Brilliant dude, pity about the illustration
“Verisimilitude in a narrative is always more important than veracity.”
The late Michael Crichton again, in a talk he gave to the AAAS at Anaheim in 1999.
The man whom Tim Blair summed up as a “novelist and warmy-mocker” — the latter being, for the Muftim, the really important, if typically shallow, distinction — was in fact a trained scientist and physician before becoming a novelist, screen writer and climate-change sceptic. Blair’s studiedly trite remark, of course, illustrates the very point Crichton was making above.
Although the point generalises, Crichton was specifically referring to movies, and to illustrate he drew on the following example:
If I understand the new film Elizabeth correctly it shows Mary, Queen of Scots secretly poisoned at home; although in fact she was publicly beheaded 15 years later. That’s like making a movie where JFK dies by being hit by a bus sometime during the Reagan administration.
That’s a neat and colourful illustration, but in fact Crichton hasn’t ‘understood’ the film Elizabeth at all correctly.

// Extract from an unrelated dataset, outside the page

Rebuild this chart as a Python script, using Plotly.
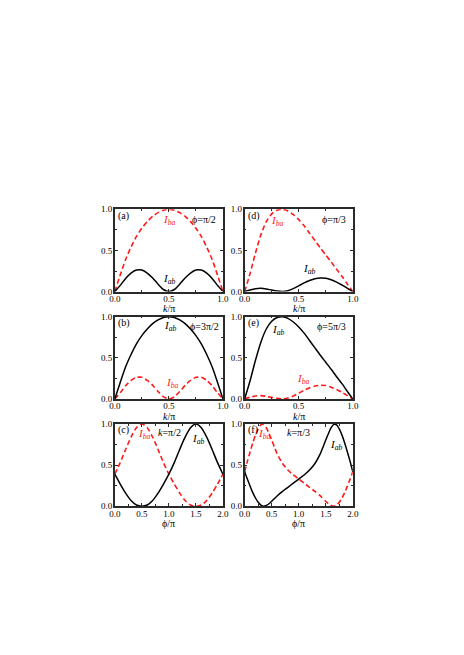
import plotly.graph_objects as go

# ---------------- data ----------------
K = [0.0, 0.05, 0.1, 0.15, 0.2, 0.25, 0.3, 0.35, 0.4, 0.45, 0.5,
     0.55, 0.6, 0.65, 0.7, 0.75, 0.8, 0.85, 0.9, 0.95, 1.0]

# (a) phi = pi/2
A_IBA = [0, 0.2, 0.39, 0.54, 0.67, 0.77, 0.85, 0.915, 0.96, 0.99, 1.0,
         0.99, 0.96, 0.915, 0.85, 0.77, 0.67, 0.54, 0.39, 0.2, 0]
A_IAB = [0, 0.075, 0.16, 0.225, 0.262, 0.262, 0.225, 0.165, 0.09, 0.025, 0,
         0.025, 0.09, 0.165, 0.225, 0.262, 0.262, 0.225, 0.16, 0.075, 0]

# (b) phi = 3pi/2
B_IAB = [0, 0.2, 0.39, 0.54, 0.67, 0.77, 0.85, 0.915, 0.96, 0.99, 1.0,
         0.99, 0.96, 0.915, 0.85, 0.77, 0.67, 0.54, 0.39, 0.2, 0]
B_IBA = [0, 0.075, 0.16, 0.225, 0.262, 0.262, 0.225, 0.165, 0.09, 0.025, 0,
         0.025, 0.09, 0.165, 0.225, 0.262, 0.262, 0.225, 0.16, 0.075, 0]

# (d) phi = pi/3
D_IBA = [0, 0.22, 0.47, 0.69, 0.85, 0.945, 0.99, 1.0, 0.98, 0.935, 0.875,
         0.80, 0.71, 0.62, 0.53, 0.445, 0.36, 0.27, 0.185, 0.09, 0]
D_IAB = [0, 0.02, 0.035, 0.04, 0.032, 0.018, 0.006, 0.0, 0.01, 0.035, 0.07,
         0.105, 0.135, 0.157, 0.166, 0.162, 0.143, 0.115, 0.08, 0.04, 0]

# (e) phi = 5pi/3
E_IAB = [0, 0.22, 0.47, 0.69, 0.85, 0.945, 0.99, 1.0, 0.98, 0.935, 0.875,
         0.80, 0.71, 0.62, 0.53, 0.445, 0.36, 0.27, 0.185, 0.09, 0]
E_IBA = [0, 0.02, 0.035, 0.04, 0.032, 0.018, 0.006, 0.0, 0.01, 0.035, 0.07,
         0.105, 0.135, 0.157, 0.166, 0.162, 0.143, 0.115, 0.08, 0.04, 0]

# (c) k = pi/2
PHI = [0.0, 0.1, 0.2, 0.3, 0.4, 0.5, 0.6, 0.7, 0.8, 0.9, 1.0,
       1.1, 1.2, 1.3, 1.4, 1.5, 1.6, 1.7, 1.8, 1.9, 2.0]
C_IAB = [0.39, 0.27, 0.16, 0.07, 0.015, 0, 0.015, 0.07, 0.16, 0.27, 0.39,
         0.53, 0.69, 0.84, 0.955, 1.0, 0.955, 0.84, 0.69, 0.53, 0.39]
C_IBA = [0.39, 0.53, 0.69, 0.84, 0.955, 1.0, 0.955, 0.84, 0.69, 0.53, 0.39,
         0.27, 0.16, 0.07, 0.015, 0, 0.015, 0.07, 0.16, 0.27, 0.39]

# (f) k = pi/3
PHI_F_AB = [0.0, 0.05, 0.1, 0.15, 0.2, 0.25, 0.3, 0.35, 0.4, 0.45, 0.5,
            0.6, 0.7, 0.8, 0.9, 1.0, 1.1, 1.2, 1.3, 1.4,
            1.45, 1.5, 1.55, 1.6, 1.65, 1.7, 1.75, 1.8, 1.85, 1.9, 1.95, 2.0]
F_IAB = [0.42, 0.33, 0.245, 0.165, 0.1, 0.048, 0.014, 0.0, 0.01, 0.03, 0.06,
         0.125, 0.18, 0.23, 0.28, 0.33, 0.38, 0.44, 0.52, 0.64,
         0.72, 0.805, 0.885, 0.955, 0.995, 0.99, 0.94, 0.865, 0.77, 0.66, 0.545, 0.42]
PHI_F_BA = [0.0, 0.05, 0.1, 0.15, 0.2, 0.25, 0.3, 0.35, 0.4, 0.45, 0.5,
            0.55, 0.6, 0.7, 0.8, 0.9, 1.0, 1.1, 1.2, 1.3, 1.4,
            1.5, 1.55, 1.6, 1.65, 1.7, 1.75, 1.8, 1.85, 1.9, 1.95, 2.0]
F_IBA = [0.42, 0.545, 0.66, 0.77, 0.865, 0.94, 0.99, 0.995, 0.955, 0.885, 0.805,
         0.72, 0.64, 0.52, 0.44, 0.38, 0.33, 0.28, 0.23, 0.18, 0.125,
         0.06, 0.03, 0.01, 0.0, 0.014, 0.048, 0.1, 0.165, 0.245, 0.33, 0.42]

Y_TICKS = [0.0, 0.5, 1.0]
K_TICKS = [0.0, 0.5, 1.0]
PHI_TICKS = [0.0, 0.5, 1.0, 1.5, 2.0]

# ---------------- layout geometry ----------------
W, H = 464, 655
COLS = [(111.7, 222.7), (245.0, 356.0)]
ROWS = [(207.5, 291.0), (316.5, 400.0), (425.5, 509.0)]

SERIF = "Liberation Serif, Times New Roman, serif"
FRAME = "#2a2a2a"
RED = "#ff1a1a"

panels = [
    dict(lab="(a)", r=0, c=0, xab=K, yab=A_IAB, xba=K, yba=A_IBA, par="ϕ=π/2", parx=0.95,
         xmax=1.0, ticks=K_TICKS, xt="<i>k</i>/π", pba=(0.507, 0.875), pab=(0.51, 0.15)),
    dict(lab="(d)", r=0, c=1, xab=K, yab=D_IAB, xba=K, yba=D_IBA, par="ϕ=π/3", parx=0.96,
         xmax=1.0, ticks=K_TICKS, xt="<i>k</i>/π", pba=(0.306, 0.86), pab=(0.6, 0.27)),
    dict(lab="(b)", r=1, c=0, xab=K, yab=B_IAB, xba=K, yba=B_IBA, par="ϕ=3π/2", parx=0.98,
         xmax=1.0, ticks=K_TICKS, xt="<i>k</i>/π", pba=(0.53, 0.19), pab=(0.516, 0.885)),
    dict(lab="(e)", r=1, c=1, xab=K, yab=E_IAB, xba=K, yba=E_IBA, par="ϕ=5π/3", parx=0.96,
         xmax=1.0, ticks=K_TICKS, xt="<i>k</i>/π", pba=(0.54, 0.24), pab=(0.31, 0.84)),
    dict(lab="(c)", r=2, c=0, xab=PHI, yab=C_IAB, xba=PHI, yba=C_IBA, par="<i>k</i>=π/2", parx=None,
         xmax=2.0, ticks=PHI_TICKS, xt="ϕ/π", pba=(0.54, 0.875), pab=(1.555, 0.82), parpos=(1.02, 0.9)),
    dict(lab="(f)", r=2, c=1, xab=PHI_F_AB, yab=F_IAB, xba=PHI_F_BA, yba=F_IBA, par="<i>k</i>=π/3", parx=None,
         xmax=2.0, ticks=PHI_TICKS, xt="ϕ/π", pba=(0.36, 0.875), pab=(1.70, 0.74), parpos=(0.99, 0.9)),
]

fig = go.Figure()
annotations = []
layout_axes = {}

for i, p in enumerate(panels, start=1):
    xa = "x" if i == 1 else f"x{i}"
    ya = "y" if i == 1 else f"y{i}"
    xl = "xaxis" if i == 1 else f"xaxis{i}"
    yl = "yaxis" if i == 1 else f"yaxis{i}"
    x0, x1 = COLS[p["c"]]
    t, b = ROWS[p["r"]]

    fig.add_trace(go.Scatter(x=p["xba"], y=p["yba"], mode="lines", xaxis=xa, yaxis=ya,
                             line=dict(color=RED, width=1.6, dash="5px,3px",
                                       shape="spline", smoothing=0.7),
                             showlegend=False, hoverinfo="skip"))
    fig.add_trace(go.Scatter(x=p["xab"], y=p["yab"], mode="lines", xaxis=xa, yaxis=ya,
                             line=dict(color="black", width=1.5, shape="spline", smoothing=0.7),
                             showlegend=False, hoverinfo="skip"))

    common = dict(showgrid=False, zeroline=False, showline=True, linewidth=1.6,
                  linecolor=FRAME, mirror="allticks", ticks="inside", ticklen=3,
                  tickwidth=1, tickcolor=FRAME,
                  tickfont=dict(family=SERIF, size=9, color="black"))
    minor = dict(ticks="inside", ticklen=2, tickwidth=1, tickcolor=FRAME, dtick=0.25, tick0=0)
    layout_axes[xl] = dict(common, domain=[x0 / W, x1 / W], range=[0, p["xmax"]],
                           anchor=ya, tickvals=p["ticks"],
                           ticktext=[f"{v:.1f}" for v in p["ticks"]],
                           ticklabelstandoff=-2, minor=minor)
    layout_axes[yl] = dict(common, domain=[1 - b / H, 1 - t / H], range=[0, 1],
                           anchor=xa, tickvals=Y_TICKS,
                           ticktext=[f"{v:.1f}" for v in Y_TICKS],
                           ticklabelstandoff=-1, minor=minor)

    xd = f"{xa} domain"
    yd = f"{ya} domain"
    ph = b - t
    annotations.append(dict(text=p["lab"], xref=xd, yref=yd, x=0.015, y=1 - 6.5 / ph,
                            xanchor="left", yanchor="middle", showarrow=False,
                            font=dict(family=SERIF, size=10, color="black")))
    if p["parx"] is not None:
        annotations.append(dict(text=p["par"], xref=xd, yref=yd, x=p["parx"], y=1 - 10 / ph,
                                xanchor="right", yanchor="middle", showarrow=False,
                                font=dict(family=SERIF, size=10, color="black")))
    else:
        annotations.append(dict(text=p["par"], xref=xa, yref=ya, x=p["parpos"][0], y=p["parpos"][1],
                                xanchor="center", yanchor="middle", showarrow=False,
                                font=dict(family=SERIF, size=10, color="black")))
    annotations.append(dict(text="<i>I</i><sub><i>ba</i></sub>", xref=xa, yref=ya,
                            x=p["pba"][0], y=p["pba"][1], showarrow=False,
                            xanchor="center", yanchor="middle",
                            font=dict(family=SERIF, size=11, color=RED)))
    annotations.append(dict(text="<i>I</i><sub><i>ab</i></sub>", xref=xa, yref=ya,
                            x=p["pab"][0], y=p["pab"][1], showarrow=False,
                            xanchor="center", yanchor="middle",
                            font=dict(family=SERIF, size=11, color="black")))
    annotations.append(dict(text=p["xt"], xref=xd, yref=yd, x=0.5, y=-17.5 / ph,
                            xanchor="center", yanchor="middle", showarrow=False,
                            font=dict(family=SERIF, size=10, color="black")))

fig.update_layout(width=W, height=H, margin=dict(l=0, r=0, t=0, b=0),
                  paper_bgcolor="white", plot_bgcolor="white",
                  annotations=annotations, **layout_axes)

fig.write_html("out.html", config={"displayModeBar": False},
               post_script="document.body.style.margin='0px';")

Mary, Queen of Scots barely features in the 1998 production Elizabeth, from memory, if at all, and is certainly not poisoned. Two Marys, however, do meet their untimely deaths in the film. Queen Mary Tudor dies of some mysterious illness, possibly poisoned. And Mary of Guise is assassinated in Scotland, as suggested in the film, by the silkily sinister Sir Francis Walsingham, turned Lothario.
No, Mary, Queen of Scots is in fact dispatched more in keeping with historical rigour in the sequel, Elizabeth: The Golden Age, released eight years later.
But still, we all know Crichton’s statement about verisimilitude, veracity and narrative is absolutely spot on.
Why? Because it has verisimilitude!
(N.B. Note that the ABC transcript of Crichton’s talk misquotes the word ‘verisimilitude’ as ‘milieu’. See the transcript at Crichton’s website, from which, however, the Elizabeth illustration seems to have been expunged.)